Chief Harold Tarbell of the New York Akwesasne tribal council greeted Thunder and the runners Thursday at the Longhouse. The group left Edmonton Sept. 1. They have been running in relays with one runner following the support car while the other members rested. The group said that the provincial and state police have been very helpful everywhere they have been in providing escort service.
This week, when they crossed the border near Hemmingford, Que., U.S. customs officials set up a special lane for them to pass through customs without having to interrupt their run. The group ran from the Mohawk reserve at Kahnawake Que. near Montreal, to another Mohawk reserve at Ganienkeh, near Plattsburgh, N.Y. Thunder explained that he started planing his run after having a series of dreams that began 10 years ago. The dreams told him to bring the sacred bundle back to the Cree nation. "The bundle is everything to us. It is all our beliefs and it is all that it is to be Indian." The bundle contains herbs and other sacred objects that serve as a source of protection and as a spiritual guide throughout the life of the bearer. According to tradition, Big Bear was given his bundle in a dream about 150 years ago. Big Bear became the leader of his nation, and the bundle symbolized the power of the Crees. It was used in ceremonies that formed alliances between the Crees and other native peoples. In 1934 the bundle was given for safekeeping to an American anthropologist. The bundle now is in the American Museum of Natural History in Manhattan. According to the Indians, the Museum is prepared to negotiate the return of the bundle when the runners arrive in New York City March 21, the Spring solstice.

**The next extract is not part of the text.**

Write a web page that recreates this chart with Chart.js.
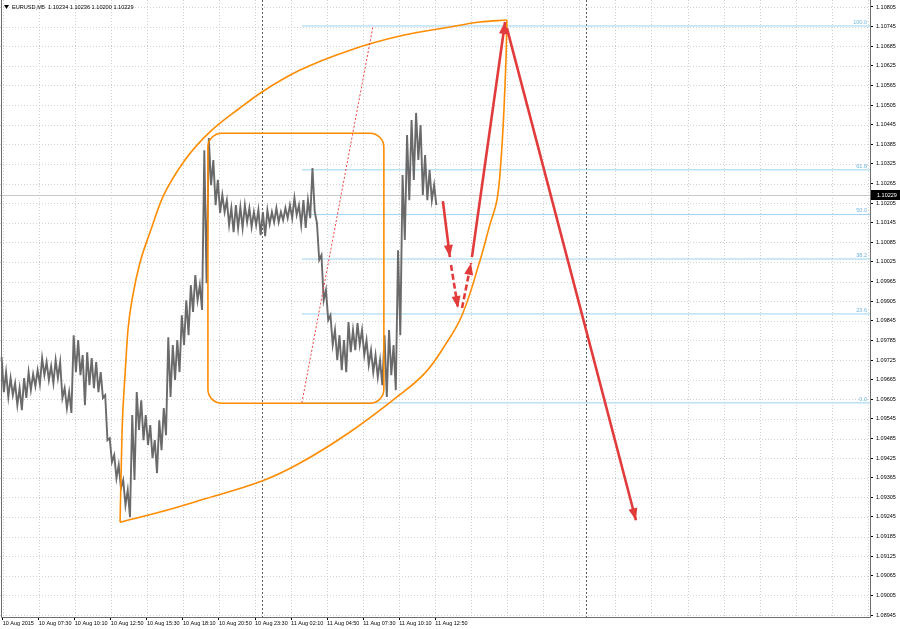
<!DOCTYPE html>
<html>
<head>
<meta charset="utf-8">
<script src="https://cdn.jsdelivr.net/npm/chart.js@4.4.1/dist/chart.umd.min.js"></script>
<style>
  html, body { margin: 0; padding: 0; background: #fff; }
  #wrap { width: 900px; height: 629px; position: relative; }
</style>
</head>
<body>
<div id="wrap"><canvas id="chart"></canvas></div>
<script>
// EURUSD M5, 10-11 Aug 2015. time = minutes since 10 Aug 2015 00:00
const symbolTitle = "EURUSD,M5";
const ohlc = [1.10234, 1.10236, 1.10200, 1.10229];
const bidPrice = 1.10229;

const startTime = 290; // 10 Aug 04:50
const barStep = 20;    // one sample per 20 minutes

const highs = [
  1.09734, 1.09688, 1.09670, 1.09654, 1.09639, 1.09670, 1.09688, 1.09682, 1.09694, 1.09731,
  1.09719, 1.09706, 1.09725, 1.09719, 1.09639, 1.09627, 1.09801, 1.09786, 1.09740, 1.09749,
  1.09731, 1.09719, 1.09688, 1.09618, 1.09486, 1.09434, 1.09404, 1.09358, 1.09327, 1.09557,
  1.09627, 1.09602, 1.09557, 1.09526, 1.09480, 1.09541, 1.09578, 1.09795, 1.09771, 1.09786,
  1.09862, 1.09908, 1.09954, 1.09985, 1.09954, 1.10367, 1.10404, 1.10337, 1.10276, 1.10230,
  1.10214, 1.10190, 1.10199, 1.10193, 1.10199, 1.10190, 1.10178, 1.10184, 1.10178, 1.10184,
  1.10178, 1.10190, 1.10178, 1.10190, 1.10199, 1.10221, 1.10199, 1.10214, 1.10214, 1.10312,
  1.10144, 1.10046, 1.09939, 1.09862, 1.09817, 1.09801, 1.09786, 1.09841, 1.09817, 1.09838,
  1.09817, 1.09786, 1.09755, 1.09740, 1.09725, 1.09801, 1.09817, 1.09771, 1.10061, 1.10291,
  1.10413, 1.10459, 1.10481, 1.10444, 1.10352, 1.10306, 1.10260
];
const lows = [
  1.09627, 1.09612, 1.09618, 1.09587, 1.09572, 1.09609, 1.09633, 1.09645, 1.09651, 1.09679,
  1.09664, 1.09654, 1.09670, 1.09609, 1.09578, 1.09563, 1.09688, 1.09679, 1.09587, 1.09648,
  1.09639, 1.09627, 1.09609, 1.09480, 1.09413, 1.09364, 1.09333, 1.09281, 1.09244, 1.09358,
  1.09511, 1.09480, 1.09465, 1.09425, 1.09379, 1.09449, 1.09495, 1.09612, 1.09664, 1.09688,
  1.09771, 1.09801, 1.09872, 1.09908, 1.09878, 1.09960, 1.10260, 1.10199, 1.10175, 1.10178,
  1.10138, 1.10116, 1.10129, 1.10129, 1.10147, 1.10132, 1.10138, 1.10107, 1.10104, 1.10141,
  1.10147, 1.10147, 1.10153, 1.10159, 1.10159, 1.10169, 1.10138, 1.10129, 1.10159, 1.10180,
  1.10031, 1.09908, 1.09847, 1.09771, 1.09725, 1.09694, 1.09688, 1.09749, 1.09755, 1.09771,
  1.09740, 1.09710, 1.09688, 1.09673, 1.09648, 1.09612, 1.09679, 1.09633, 1.09801, 1.10092,
  1.10214, 1.10276, 1.10337, 1.10230, 1.10214, 1.10214, 1.10199
];

// axis
const xMin = 278, xMax = 4140;
const xTickTimes = [290, 450, 610, 770, 930, 1090, 1250, 1410, 1570, 1730, 1890, 2050, 2210];
const xLabels = ["10 Aug 2015", "10 Aug 07:30", "10 Aug 10:10", "10 Aug 12:50", "10 Aug 15:30",
  "10 Aug 18:10", "10 Aug 20:50", "10 Aug 23:30", "11 Aug 02:10", "11 Aug 04:50",
  "11 Aug 07:30", "11 Aug 10:10", "11 Aug 12:50"];
const gridStep = 160;
const daySeparators = [1440, 2880];
const yMin = 1.08939, yMax = 1.108264;
const yTicks = [1.08945, 1.09005, 1.09065, 1.09125, 1.09185, 1.09245, 1.09305, 1.09365,
  1.09425, 1.09485, 1.09545, 1.09605, 1.09665, 1.09725, 1.09785, 1.09845, 1.09905, 1.09965,
  1.10025, 1.10085, 1.10145, 1.10205, 1.10265, 1.10325, 1.10385, 1.10445, 1.10505, 1.10565,
  1.10625, 1.10685, 1.10745, 1.10805];

// objects drawn on the chart
const upperArcTimes = [811, 820, 833, 846, 868, 899, 944, 1001, 1099, 1210, 1343, 1441, 1610, 1832, 2053, 2275, 2409, 2528];
const upperArcPrices = [1.09229, 1.09511, 1.09679, 1.09817, 1.09924, 1.10022, 1.10116, 1.10224, 1.10337, 1.10423,
  1.10496, 1.10545, 1.10612, 1.10673, 1.10716, 1.10744, 1.10759, 1.10765];
const lowerArcTimes = [811, 988, 1166, 1441, 1610, 1832, 2040, 2164, 2253, 2329, 2409, 2453, 2484, 2502, 2515, 2524, 2528];
const lowerArcPrices = [1.09229, 1.09260, 1.09296, 1.09355, 1.09410, 1.09505, 1.09612, 1.09685, 1.09770, 1.09862,
  1.10030, 1.10140, 1.10214, 1.10337, 1.10490, 1.10643, 1.10765];

const rectTimes = [1201, 1982];
const rectPrices = [1.09593, 1.10419];

const fibTimes = [1618, 1934];
const fibAnchorPrices = [1.09594, 1.10747];
const fibPrices = [1.09594, 1.09866, 1.10034, 1.10170, 1.10307, 1.10747];
const fibLabels = ["0.0", "23.6", "38.2", "50.0", "61.8", "100.0"];

const arrowTimes = [[2244, 2275], [2280, 2311], [2329, 2369], [2373, 2520], [2528, 3101]];
const arrowPrices = [[1.10211, 1.10040], [1.10016, 1.09884], [1.09884, 1.10022], [1.10040, 1.10759], [1.10741, 1.09235]];
const arrowDashed = [false, true, true, false, false];

const FONT = '"Liberation Sans", Arial, sans-serif';
const RED = "#e23b3b";
const ORANGE = "#ff8c00";
const FIB = "#9dd3ef";

function pairs(ts, ps) {
  return ts.map((t, i) => ({ x: t, y: ps[i] }));
}

// each sample is drawn as a high -> low stroke, joined into one jagged line
const pricePoints = [];
highs.forEach((h, i) => {
  const t = startTime + i * barStep;
  pricePoints.push({ x: t - 5, y: h }, { x: t + 5, y: lows[i] });
});

const datasets = [];

fibPrices.forEach((p, i) => {
  datasets.push({
    type: "line",
    label: "fib " + fibLabels[i],
    data: [{ x: fibTimes[0], y: p }, { x: xMax, y: p }],
    borderColor: FIB,
    borderWidth: 1,
    pointRadius: 0,
    order: 6,
  });
});

datasets.push({
  type: "line",
  label: symbolTitle,
  data: pricePoints,
  borderColor: "#6a6a6a",
  borderWidth: 1.9,
  pointRadius: 0,
  tension: 0,
  order: 4,
});

datasets.push({
  type: "line",
  label: "ellipse top",
  data: pairs(upperArcTimes, upperArcPrices),
  borderColor: ORANGE,
  borderWidth: 1.6,
  pointRadius: 0,
  cubicInterpolationMode: "monotone",
  order: 3,
});
datasets.push({
  type: "line",
  label: "ellipse bottom",
  data: pairs(lowerArcTimes, lowerArcPrices),
  borderColor: ORANGE,
  borderWidth: 1.6,
  pointRadius: 0,
  tension: 0.4,
  order: 3,
});

datasets.push({
  type: "line",
  label: "fib base",
  data: pairs(fibTimes, fibAnchorPrices),
  borderColor: "#f04040",
  borderWidth: 1,
  borderDash: [2, 2],
  pointRadius: 0,
  order: 2,
});

arrowTimes.forEach((ts, i) => {
  datasets.push({
    type: "line",
    label: "arrow " + (i + 1),
    data: pairs(ts, arrowPrices[i]),
    borderColor: RED,
    borderWidth: 2.6,
    borderDash: arrowDashed[i] ? [6, 3] : [],
    pointRadius: 0,
    arrow: true,
    order: 1,
  });
});

const drawings = {
  id: "drawings",
  beforeDatasetsDraw(chart) {
    const { ctx, chartArea: a, scales: { x, y } } = chart;
    ctx.save();
    ctx.lineWidth = 1;
    // dotted grid
    ctx.strokeStyle = "#d2d2d2";
    ctx.setLineDash([1, 2]);
    for (let t = xTickTimes[0]; t <= xMax; t += gridStep) {
      const px = Math.round(x.getPixelForValue(t)) + 0.5;
      ctx.beginPath(); ctx.moveTo(px, a.top); ctx.lineTo(px, a.bottom); ctx.stroke();
    }
    yTicks.forEach((v) => {
      const py = Math.round(y.getPixelForValue(v)) + 0.5;
      ctx.beginPath(); ctx.moveTo(a.left, py); ctx.lineTo(a.right, py); ctx.stroke();
    });
    // bid line
    ctx.setLineDash([]);
    ctx.strokeStyle = "#c8c8c8";
    const by = Math.round(y.getPixelForValue(bidPrice)) + 0.5;
    ctx.beginPath(); ctx.moveTo(a.left, by); ctx.lineTo(a.right, by); ctx.stroke();
    // day separators
    ctx.strokeStyle = "#5a5a5a";
    ctx.setLineDash([2, 2]);
    daySeparators.forEach((t) => {
      const px = Math.round(x.getPixelForValue(t)) + 0.5;
      ctx.beginPath(); ctx.moveTo(px, a.top); ctx.lineTo(px, a.bottom); ctx.stroke();
    });
    ctx.restore();
  },
  afterDatasetsDraw(chart) {
    const { ctx, scales: { x, y } } = chart;
    ctx.save();
    // rounded rectangle
    const x0 = x.getPixelForValue(rectTimes[0]), x1 = x.getPixelForValue(rectTimes[1]);
    const y0 = y.getPixelForValue(rectPrices[1]), y1 = y.getPixelForValue(rectPrices[0]);
    const r = 14;
    ctx.strokeStyle = ORANGE;
    ctx.lineWidth = 1.6;
    ctx.beginPath();
    ctx.moveTo(x0 + r, y0);
    ctx.arcTo(x1, y0, x1, y1, r);
    ctx.arcTo(x1, y1, x0, y1, r);
    ctx.arcTo(x0, y1, x0, y0, r);
    ctx.arcTo(x0, y0, x1, y0, r);
    ctx.closePath();
    ctx.stroke();
    // arrow heads
    chart.data.datasets.forEach((ds, i) => {
      if (!ds.arrow) return;
      const pts = chart.getDatasetMeta(i).data;
      const p = pts[pts.length - 2], q = pts[pts.length - 1];
      const ang = Math.atan2(q.y - p.y, q.x - p.x);
      const len = 12, w = 4.5;
      const bx = q.x - len * Math.cos(ang), by = q.y - len * Math.sin(ang);
      ctx.fillStyle = ds.borderColor;
      ctx.beginPath();
      ctx.moveTo(q.x, q.y);
      ctx.lineTo(bx + w * Math.sin(ang), by - w * Math.cos(ang));
      ctx.lineTo(bx - w * Math.sin(ang), by + w * Math.cos(ang));
      ctx.closePath();
      ctx.fill();
    });
    ctx.restore();
  },
  afterDraw(chart) {
    const { ctx, chartArea: a, scales: { y } } = chart;
    ctx.save();
    // frame
    ctx.strokeStyle = "#6e6e6e";
    ctx.lineWidth = 1;
    ctx.beginPath();
    ctx.moveTo(a.left + 1.5, a.top);
    ctx.lineTo(a.left + 1.5, a.bottom + 0.5);
    ctx.lineTo(a.right + 0.5, a.bottom + 0.5);
    ctx.lineTo(a.right + 0.5, a.top);
    ctx.stroke();
    // fib labels
    ctx.font = "5.5px " + FONT;
    ctx.fillStyle = "#6fb6e0";
    ctx.textAlign = "right";
    ctx.textBaseline = "bottom";
    fibPrices.forEach((p, i) => {
      ctx.fillText(fibLabels[i], a.right - 3, y.getPixelForValue(p) - 1);
    });
    // title
    ctx.fillStyle = "#000";
    ctx.beginPath();
    ctx.moveTo(4, 5); ctx.lineTo(9, 5); ctx.lineTo(6.5, 9); ctx.closePath(); ctx.fill();
    ctx.textAlign = "left";
    ctx.textBaseline = "middle";
    ctx.font = "5.6px " + FONT;
    ctx.fillText(symbolTitle + "  " + ohlc.map((v) => v.toFixed(5)).join(" "), 12, 7.5);
    // bid price box
    const by = Math.round(y.getPixelForValue(bidPrice));
    ctx.fillStyle = "#000";
    ctx.fillRect(a.right + 1, by - 5, 900 - a.right, 10);
    ctx.fillStyle = "#fff";
    ctx.font = "5.5px " + FONT;
    ctx.fillText(bidPrice.toFixed(5), a.right + 7, by + 0.5);
    ctx.restore();
  },
};

new Chart(document.getElementById("chart"), {
  type: "line",
  data: { datasets },
  options: {
    responsive: true,
    maintainAspectRatio: false,
    animation: false,
    devicePixelRatio: 1,
    layout: { padding: 0 },
    plugins: { legend: { display: false }, tooltip: { enabled: false }, title: { display: false } },
    scales: {
      x: {
        type: "linear",
        position: "bottom",
        min: xMin,
        max: xMax,
        offset: false,
        afterBuildTicks: (scale) => { scale.ticks = xTickTimes.map((v) => ({ value: v })); },
        afterFit: (scale) => { scale.height = 12; scale.paddingLeft = 0; scale.paddingRight = 0; },
        grid: { offset: false, drawOnChartArea: false, drawTicks: true, tickLength: 3, tickColor: "#000" },
        border: { display: false },
        ticks: {
          autoSkip: false,
          maxRotation: 0,
          align: "start",
          padding: 0,
          color: "#000",
          font: { family: FONT, size: 5.5 },
          callback: (v, i) => xLabels[i],
        },
      },
      y: {
        type: "linear",
        position: "right",
        min: yMin,
        max: yMax,
        afterBuildTicks: (scale) => { scale.ticks = yTicks.map((v) => ({ value: v })); },
        afterFit: (scale) => { scale.width = 30; scale.paddingTop = 0; scale.paddingBottom = 0; },
        grid: { drawOnChartArea: false, drawTicks: true, tickLength: 3, tickColor: "#000" },
        border: { display: false },
        ticks: {
          autoSkip: false,
          padding: 3,
          color: "#000",
          font: { family: FONT, size: 5.5 },
          callback: (v) => Number(v).toFixed(5),
        },
      },
    },
  },
  plugins: [drawings],
});
</script>
</body>
</html>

Update, November 15, 2015 - Thunder made it to New York, NYT, March 22, 1989, but the museum, The American Museum of Natural History, did not return the bundle.Photo, Story: Jeff Morrow, Windtalker, 1989. Thunder died in 2010 at the age of 59, but was still planning on making a second run, even after a heart attack, and planning on writing a book. "Jim Thunder made his voice heard ",Edmonton Journal, April 12, 2010 . There was a controversy at the time of his run, where George Chatsis of Calgary, an adopted descendant of Big Bear, disputed the validity of Thunder's quest. Thunder run under deluge of controversy, Scott Ross, Kainai News, September 7, 1988.